Q.職場においてセクシャルハラスメントを防止するために、どのような点に気を付ければいいでしょうか。
A.使用者には、労働者に対する就労環境配慮義務やセクシャルハラスメントを防止する義務があります。

具体的には、

  • (1) 就業規則などによる排除すべきセクシャルハラスメントの内容の規定、制裁規定の整備、方針を従業員等に周知徹底、研修による啓蒙
  • (2) 相談窓口の開設、相談担当者及び苦情処理制度等システムの構築、人事部門との連携による円滑な対応、対応マニュアルの作成
  • (3) 事実調査
    職場におけるセクシャルハラスメントが生じた場合における迅速かつ正確な事実調査。調査担当者(機関)による公正な調査方法

事実調査に際して留意すべきことは、労働者のプライバシーに配慮し、受容的な態度で調査を行い、かつ被害者と加害者が接触する機会をなくすことが大切です。また、第三者から事情聴取する必要もあります。さらに、客観的資料や記録を保存することも必要です。

使用者はセクハラを受けた労働者の退職回避のため、配置転換等の雇用管理上の措置を講じる必要があります。また、加害者に対し自宅待機・配転などの措置をとる必要があります。使用者としては、現実に生じているセクハラの場合だけでなく、今後のセクハラの発生のおそれやセクハラとの判定が微妙な場合も、積極的に相談・苦情に対応する必要があります。

4 パワーハラスメントとは

Q.この不況でなかなか営業成績を上げることができないでいます。営業成績があがらないのは他の人も同様なのに、私だけ、職場の上司から、「無能」、「バカ」、「給料泥棒」などと罵倒され、「嫌ならクビだ」、「明日からくるな」、などと怒鳴られる毎日が続いています。

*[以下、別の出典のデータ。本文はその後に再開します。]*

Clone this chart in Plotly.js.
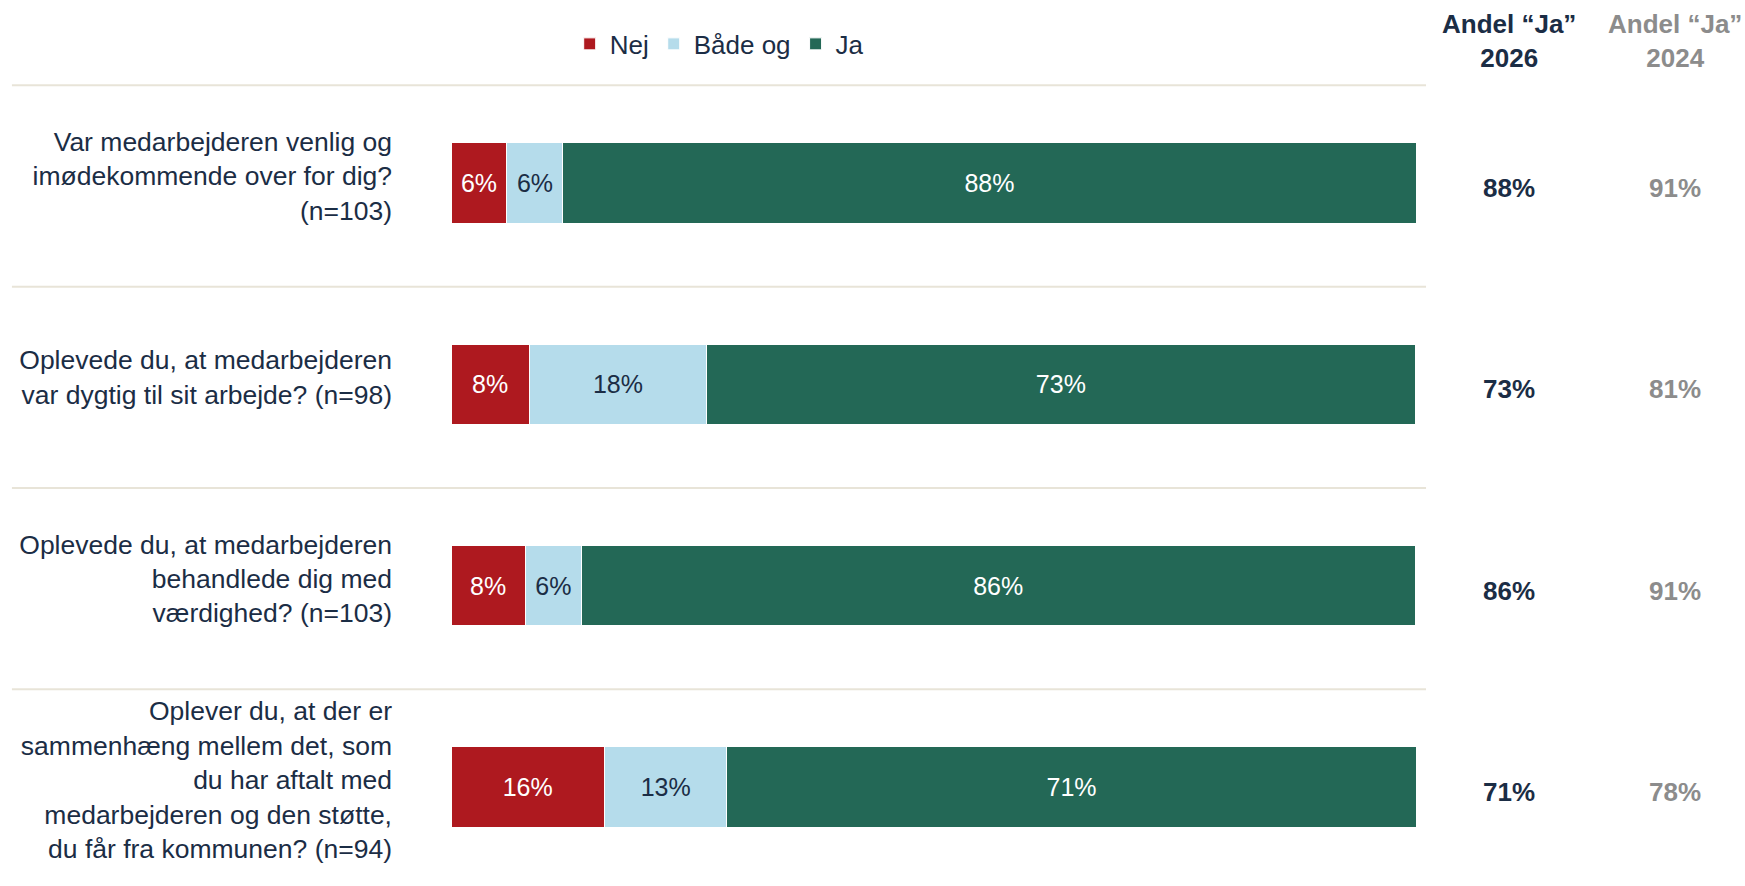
<!DOCTYPE html>
<html>
<head>
<meta charset="utf-8">
<script src="https://cdn.plot.ly/plotly-3.0.1.min.js"></script>
<style>html,body{margin:0;padding:0;background:#fff;}#chart{width:1745px;height:886px;}</style>
</head>
<body>
<div id="chart"></div>
<script>
// ---- data ----
const questions = [
  "Var medarbejderen venlig og<br>imødekommende over for dig?<br>(n=103)",
  "Oplevede du, at medarbejderen<br>var dygtig til sit arbejde? (n=98)",
  "Oplevede du, at medarbejderen<br>behandlede dig med<br>værdighed? (n=103)",
  "Oplever du, at der er<br>sammenhæng mellem det, som<br>du har aftalt med<br>medarbejderen og den støtte,<br>du får fra kommunen? (n=94)"
];
const nej   = [5.8, 8.1, 7.7, 15.9];
const baade = [5.8, 18.4, 5.8, 12.7];
const ja    = [88.4, 73.4, 86.4, 71.4];
const andelJa2026 = [88, 73, 86, 71];
const andelJa2024 = [91, 81, 91, 78];
const header2026 = "Andel “Ja”<br>2026";
const header2024 = "Andel “Ja”<br>2024";
const seriesNames = ["Nej", "Både og", "Ja"];

const FONT = "Liberation Sans, Arial, sans-serif";
const NAVY = "#1B2D45";
const GREY = "#8C8C8C";
const idx = questions.map((q, i) => i);

function barTrace(name, vals, color, textColor) {
  return {
    type: "bar", orientation: "h", name: name,
    x: vals, y: idx, width: 0.4,
    marker: {color: color, line: {color: "#ffffff", width: 1}},
    texttemplate: "%{x:.0f}%", textposition: "inside", insidetextanchor: "middle",
    textfont: {family: FONT, size: 25, color: textColor},
    constraintext: "none", cliponaxis: false,
    hoverinfo: "skip"
  };
}

const data = [
  barTrace(seriesNames[0], nej, "#AE191F", "#ffffff"),
  barTrace(seriesNames[1], baade, "#B5DCEB", NAVY),
  barTrace(seriesNames[2], ja, "#236856", "#ffffff")
];

const shapes = idx.map(i => ({
  type: "line", xref: "paper", yref: "y",
  x0: -0.455, x1: 1.0104, y0: i - 0.485, y1: i - 0.485,
  line: {color: "#E8E4D8", width: 2}
}));

const annotations = [];
idx.forEach(i => {
  annotations.push({xref: "paper", yref: "y", x: 1.0964, y: i, text: andelJa2026[i] + "%",
    showarrow: false, xanchor: "center", yanchor: "middle", yshift: -5,
    font: {family: FONT, size: 26, color: NAVY, weight: "bold"}});
  annotations.push({xref: "paper", yref: "y", x: 1.2684, y: i, text: andelJa2024[i] + "%",
    showarrow: false, xanchor: "center", yanchor: "middle", yshift: -5,
    font: {family: FONT, size: 26, color: GREY, weight: "bold"}});
});
annotations.push({xref: "paper", yref: "paper", x: 1.0964, y: 1.0484, text: "<b>" + header2026 + "</b>",
  showarrow: false, xanchor: "center", yanchor: "middle",
  font: {family: FONT, size: 26, color: NAVY}});
annotations.push({xref: "paper", yref: "paper", x: 1.2684, y: 1.0484, text: "<b>" + header2024 + "</b>",
  showarrow: false, xanchor: "center", yanchor: "middle",
  font: {family: FONT, size: 26, color: GREY}});

const layout = {
  width: 1745, height: 886,
  margin: {l: 451, r: 329, t: 80, b: 0, pad: 0},
  paper_bgcolor: "#ffffff", plot_bgcolor: "#ffffff",
  barmode: "stack",
  font: {family: FONT, color: NAVY},
  showlegend: true,
  legend: {orientation: "h", x: 0.123, xanchor: "left", y: 1.0447, yanchor: "middle",
    font: {family: FONT, size: 26, color: NAVY}, itemclick: false, traceorder: "normal"},
  xaxis: {range: [0, 100], showgrid: false, zeroline: false, showticklabels: false, showline: false, fixedrange: true},
  yaxis: {range: [3.4917, -0.5116], tickmode: "array", tickvals: idx, ticktext: questions,
    showgrid: false, zeroline: false, showline: false, ticks: "",
    ticklabelstandoff: 58, ticklabelshift: 7,
    tickfont: {family: FONT, size: 26.5, color: NAVY}, fixedrange: true},
  shapes: shapes,
  annotations: annotations
};

Plotly.newPlot("chart", data, layout, {displayModeBar: false, staticPlot: true});
</script>
</body>
</html>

我慢しなければならないのでしょうか。これはパワハラではないのでしょうか。

A いわゆるパワーハラスメント(パワハラ)とは、「職場などのパワーを背景にして、本来の業務の範疇を超えて、継続的に人権と尊厳を侵害する言動を行い、就業者の働く環境を悪化させ、あるいは雇用不安を与えること」と言われています(岡田康子 「許すなパワーハラスメント」)。

セクシャルハラスメントと同様、職場における人格権侵害の一類型であり、解決方法や使用者の防止措置等については、上記Q2、3と同様になります。

ただ、上司による部下に対する注意や叱責は、業務の遂行上一定程度は必要ですので、直ちに違法ということにはなりません。業務の必要性や行為の目的、労働者の不利益の程度といった基準に照らして、違法性を判断することになります。

あなたの場合は、あなただけに対して行われているという点で、真に目的が指導にあるのかどうかが不明ですし、他の社員もいる前で、「無能」、「バカ」、「給料泥棒」などと罵倒し、「嫌ならクビだ」、「明日からくるな」、などと怒鳴る必要性も認められないでしょう。しかも、それが、毎日続いているとなれば、あなたがうける精神的負担は大きいと思われます。

そこで、パワーハラスメント(違法行為)であるとして、上記セクハラと同様の方法で解決することが考えられます。